> [Exercise]
Starting at the top of the entries, restate word for word each line up to and including the one with "ax2 = fig.add_axes([0.1795, 0.0925, 0.789, 0.3758])".

> [Stored rows]
▬▬▬▬▬▬

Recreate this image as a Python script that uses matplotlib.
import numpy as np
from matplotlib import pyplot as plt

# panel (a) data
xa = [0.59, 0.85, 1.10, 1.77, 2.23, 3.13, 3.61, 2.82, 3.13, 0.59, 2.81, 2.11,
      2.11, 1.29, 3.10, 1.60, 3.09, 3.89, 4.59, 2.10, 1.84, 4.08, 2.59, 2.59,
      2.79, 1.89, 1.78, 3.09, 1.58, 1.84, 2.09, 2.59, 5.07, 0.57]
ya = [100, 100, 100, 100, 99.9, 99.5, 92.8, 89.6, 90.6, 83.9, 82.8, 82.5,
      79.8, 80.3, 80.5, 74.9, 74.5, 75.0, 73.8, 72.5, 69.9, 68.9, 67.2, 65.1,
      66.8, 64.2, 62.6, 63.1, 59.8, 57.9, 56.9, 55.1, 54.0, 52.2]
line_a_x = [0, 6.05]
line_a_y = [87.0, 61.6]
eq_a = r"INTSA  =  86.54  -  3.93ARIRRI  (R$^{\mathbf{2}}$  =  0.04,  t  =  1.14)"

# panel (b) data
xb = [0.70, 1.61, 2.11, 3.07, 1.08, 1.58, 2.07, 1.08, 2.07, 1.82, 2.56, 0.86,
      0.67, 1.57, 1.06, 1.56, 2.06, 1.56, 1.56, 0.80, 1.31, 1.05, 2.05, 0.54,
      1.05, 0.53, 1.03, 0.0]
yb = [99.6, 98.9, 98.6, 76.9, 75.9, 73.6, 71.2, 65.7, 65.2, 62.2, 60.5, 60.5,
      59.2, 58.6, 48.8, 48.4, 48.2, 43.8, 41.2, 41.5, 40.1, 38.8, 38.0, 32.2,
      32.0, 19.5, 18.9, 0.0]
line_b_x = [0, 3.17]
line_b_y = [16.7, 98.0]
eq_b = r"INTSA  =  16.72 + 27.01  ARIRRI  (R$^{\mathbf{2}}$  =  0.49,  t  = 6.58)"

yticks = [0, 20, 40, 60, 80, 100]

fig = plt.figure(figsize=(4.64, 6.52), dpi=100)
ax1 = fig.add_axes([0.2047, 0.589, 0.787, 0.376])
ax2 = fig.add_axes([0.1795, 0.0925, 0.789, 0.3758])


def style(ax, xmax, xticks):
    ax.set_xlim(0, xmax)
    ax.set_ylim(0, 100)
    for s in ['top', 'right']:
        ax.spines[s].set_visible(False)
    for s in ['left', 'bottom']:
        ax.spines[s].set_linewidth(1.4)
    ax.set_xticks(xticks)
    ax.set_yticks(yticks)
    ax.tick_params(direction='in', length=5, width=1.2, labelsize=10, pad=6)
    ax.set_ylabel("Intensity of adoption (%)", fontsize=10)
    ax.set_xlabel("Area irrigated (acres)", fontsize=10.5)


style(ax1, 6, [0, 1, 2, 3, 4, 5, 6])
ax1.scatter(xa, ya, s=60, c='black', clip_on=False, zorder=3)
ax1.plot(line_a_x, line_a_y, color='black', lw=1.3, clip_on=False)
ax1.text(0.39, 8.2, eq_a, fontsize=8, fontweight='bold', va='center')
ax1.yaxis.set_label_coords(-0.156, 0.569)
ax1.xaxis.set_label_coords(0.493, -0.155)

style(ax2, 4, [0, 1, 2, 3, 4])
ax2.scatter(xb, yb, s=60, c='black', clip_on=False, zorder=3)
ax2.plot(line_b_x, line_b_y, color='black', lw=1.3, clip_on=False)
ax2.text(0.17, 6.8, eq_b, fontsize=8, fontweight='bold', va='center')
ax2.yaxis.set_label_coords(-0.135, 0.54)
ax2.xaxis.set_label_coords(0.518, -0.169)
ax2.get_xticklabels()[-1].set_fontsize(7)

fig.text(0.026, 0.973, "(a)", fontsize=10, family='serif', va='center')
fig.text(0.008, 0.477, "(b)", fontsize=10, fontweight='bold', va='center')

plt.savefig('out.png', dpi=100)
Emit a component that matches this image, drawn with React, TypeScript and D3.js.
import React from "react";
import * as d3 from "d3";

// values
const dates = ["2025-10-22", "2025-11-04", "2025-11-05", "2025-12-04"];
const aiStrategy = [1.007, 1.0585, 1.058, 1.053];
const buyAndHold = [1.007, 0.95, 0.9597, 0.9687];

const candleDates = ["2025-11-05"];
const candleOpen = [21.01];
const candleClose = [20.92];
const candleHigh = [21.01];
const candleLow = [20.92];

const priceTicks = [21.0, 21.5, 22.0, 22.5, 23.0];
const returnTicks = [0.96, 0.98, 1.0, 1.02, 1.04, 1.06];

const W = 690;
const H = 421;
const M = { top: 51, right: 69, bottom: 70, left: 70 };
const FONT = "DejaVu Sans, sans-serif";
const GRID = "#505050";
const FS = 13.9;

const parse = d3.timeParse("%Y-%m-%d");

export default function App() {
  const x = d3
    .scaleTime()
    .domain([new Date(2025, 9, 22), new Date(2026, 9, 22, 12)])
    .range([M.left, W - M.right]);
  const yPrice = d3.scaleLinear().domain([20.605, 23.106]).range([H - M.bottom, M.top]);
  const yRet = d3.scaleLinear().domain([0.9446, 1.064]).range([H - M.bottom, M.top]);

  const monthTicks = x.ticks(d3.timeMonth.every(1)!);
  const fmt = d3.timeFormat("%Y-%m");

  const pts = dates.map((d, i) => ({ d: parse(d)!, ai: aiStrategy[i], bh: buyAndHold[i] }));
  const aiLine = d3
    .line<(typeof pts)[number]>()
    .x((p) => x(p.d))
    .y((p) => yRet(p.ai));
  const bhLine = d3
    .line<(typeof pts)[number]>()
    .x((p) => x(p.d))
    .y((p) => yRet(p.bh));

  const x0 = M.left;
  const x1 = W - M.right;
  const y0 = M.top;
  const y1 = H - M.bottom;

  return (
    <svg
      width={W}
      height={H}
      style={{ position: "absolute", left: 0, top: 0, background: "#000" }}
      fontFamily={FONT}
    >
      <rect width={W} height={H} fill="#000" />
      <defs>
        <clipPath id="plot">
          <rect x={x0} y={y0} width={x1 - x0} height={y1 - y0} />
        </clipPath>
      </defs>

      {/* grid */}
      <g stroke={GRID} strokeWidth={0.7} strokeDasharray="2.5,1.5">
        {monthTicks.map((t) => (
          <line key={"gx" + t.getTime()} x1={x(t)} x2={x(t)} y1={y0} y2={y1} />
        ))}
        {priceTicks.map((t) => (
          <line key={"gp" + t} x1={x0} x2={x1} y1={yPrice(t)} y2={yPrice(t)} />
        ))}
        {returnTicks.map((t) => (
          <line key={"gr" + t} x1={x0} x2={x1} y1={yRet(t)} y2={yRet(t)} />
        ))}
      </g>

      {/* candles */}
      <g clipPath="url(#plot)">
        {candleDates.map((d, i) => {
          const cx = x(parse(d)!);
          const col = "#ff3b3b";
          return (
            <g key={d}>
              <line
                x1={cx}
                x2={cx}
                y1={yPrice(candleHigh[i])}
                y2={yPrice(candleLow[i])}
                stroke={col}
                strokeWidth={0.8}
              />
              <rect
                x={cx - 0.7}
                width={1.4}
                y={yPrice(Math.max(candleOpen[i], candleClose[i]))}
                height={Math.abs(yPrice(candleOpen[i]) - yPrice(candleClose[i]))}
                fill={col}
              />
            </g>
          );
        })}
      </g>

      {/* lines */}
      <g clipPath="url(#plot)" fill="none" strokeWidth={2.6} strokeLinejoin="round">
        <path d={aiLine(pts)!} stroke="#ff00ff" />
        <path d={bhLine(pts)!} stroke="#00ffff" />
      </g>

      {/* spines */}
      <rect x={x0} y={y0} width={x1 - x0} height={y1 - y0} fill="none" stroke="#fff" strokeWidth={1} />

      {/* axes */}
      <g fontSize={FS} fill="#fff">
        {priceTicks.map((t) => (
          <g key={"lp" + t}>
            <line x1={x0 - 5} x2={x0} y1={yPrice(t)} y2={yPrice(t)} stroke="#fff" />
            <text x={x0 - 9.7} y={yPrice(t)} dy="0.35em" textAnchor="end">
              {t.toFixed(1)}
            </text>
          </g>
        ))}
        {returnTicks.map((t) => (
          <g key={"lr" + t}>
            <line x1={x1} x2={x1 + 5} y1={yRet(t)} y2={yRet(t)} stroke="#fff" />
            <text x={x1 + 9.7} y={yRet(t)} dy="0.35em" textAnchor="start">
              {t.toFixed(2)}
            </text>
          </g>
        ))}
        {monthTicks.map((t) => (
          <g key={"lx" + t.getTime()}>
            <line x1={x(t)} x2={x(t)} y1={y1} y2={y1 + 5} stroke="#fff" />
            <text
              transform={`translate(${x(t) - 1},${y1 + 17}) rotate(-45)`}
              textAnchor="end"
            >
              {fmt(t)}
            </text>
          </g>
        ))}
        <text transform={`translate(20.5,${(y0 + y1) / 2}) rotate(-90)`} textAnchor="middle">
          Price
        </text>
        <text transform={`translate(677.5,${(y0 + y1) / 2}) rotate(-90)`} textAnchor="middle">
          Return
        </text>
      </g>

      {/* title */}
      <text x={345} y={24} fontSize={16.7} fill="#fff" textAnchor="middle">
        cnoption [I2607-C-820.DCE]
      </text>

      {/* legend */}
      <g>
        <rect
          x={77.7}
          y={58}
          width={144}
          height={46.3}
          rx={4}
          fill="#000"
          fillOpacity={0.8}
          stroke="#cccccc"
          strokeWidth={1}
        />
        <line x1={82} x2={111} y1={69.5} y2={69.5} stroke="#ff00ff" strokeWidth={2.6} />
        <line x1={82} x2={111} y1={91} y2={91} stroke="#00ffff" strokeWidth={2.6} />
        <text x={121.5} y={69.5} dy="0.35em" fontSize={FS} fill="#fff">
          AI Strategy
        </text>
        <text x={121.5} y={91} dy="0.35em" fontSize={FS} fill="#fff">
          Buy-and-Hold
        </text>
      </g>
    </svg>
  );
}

▬▬▬▬▬▬

> [Expected answer]
Recreate this image as a Python script that uses matplotlib.
import numpy as np
from matplotlib import pyplot as plt

# panel (a) data
xa = [0.59, 0.85, 1.10, 1.77, 2.23, 3.13, 3.61, 2.82, 3.13, 0.59, 2.81, 2.11,
      2.11, 1.29, 3.10, 1.60, 3.09, 3.89, 4.59, 2.10, 1.84, 4.08, 2.59, 2.59,
      2.79, 1.89, 1.78, 3.09, 1.58, 1.84, 2.09, 2.59, 5.07, 0.57]
ya = [100, 100, 100, 100, 99.9, 99.5, 92.8, 89.6, 90.6, 83.9, 82.8, 82.5,
      79.8, 80.3, 80.5, 74.9, 74.5, 75.0, 73.8, 72.5, 69.9, 68.9, 67.2, 65.1,
      66.8, 64.2, 62.6, 63.1, 59.8, 57.9, 56.9, 55.1, 54.0, 52.2]
line_a_x = [0, 6.05]
line_a_y = [87.0, 61.6]
eq_a = r"INTSA  =  86.54  -  3.93ARIRRI  (R$^{\mathbf{2}}$  =  0.04,  t  =  1.14)"

# panel (b) data
xb = [0.70, 1.61, 2.11, 3.07, 1.08, 1.58, 2.07, 1.08, 2.07, 1.82, 2.56, 0.86,
      0.67, 1.57, 1.06, 1.56, 2.06, 1.56, 1.56, 0.80, 1.31, 1.05, 2.05, 0.54,
      1.05, 0.53, 1.03, 0.0]
yb = [99.6, 98.9, 98.6, 76.9, 75.9, 73.6, 71.2, 65.7, 65.2, 62.2, 60.5, 60.5,
      59.2, 58.6, 48.8, 48.4, 48.2, 43.8, 41.2, 41.5, 40.1, 38.8, 38.0, 32.2,
      32.0, 19.5, 18.9, 0.0]
line_b_x = [0, 3.17]
line_b_y = [16.7, 98.0]
eq_b = r"INTSA  =  16.72 + 27.01  ARIRRI  (R$^{\mathbf{2}}$  =  0.49,  t  = 6.58)"

yticks = [0, 20, 40, 60, 80, 100]

fig = plt.figure(figsize=(4.64, 6.52), dpi=100)
ax1 = fig.add_axes([0.2047, 0.589, 0.787, 0.376])
ax2 = fig.add_axes([0.1795, 0.0925, 0.789, 0.3758])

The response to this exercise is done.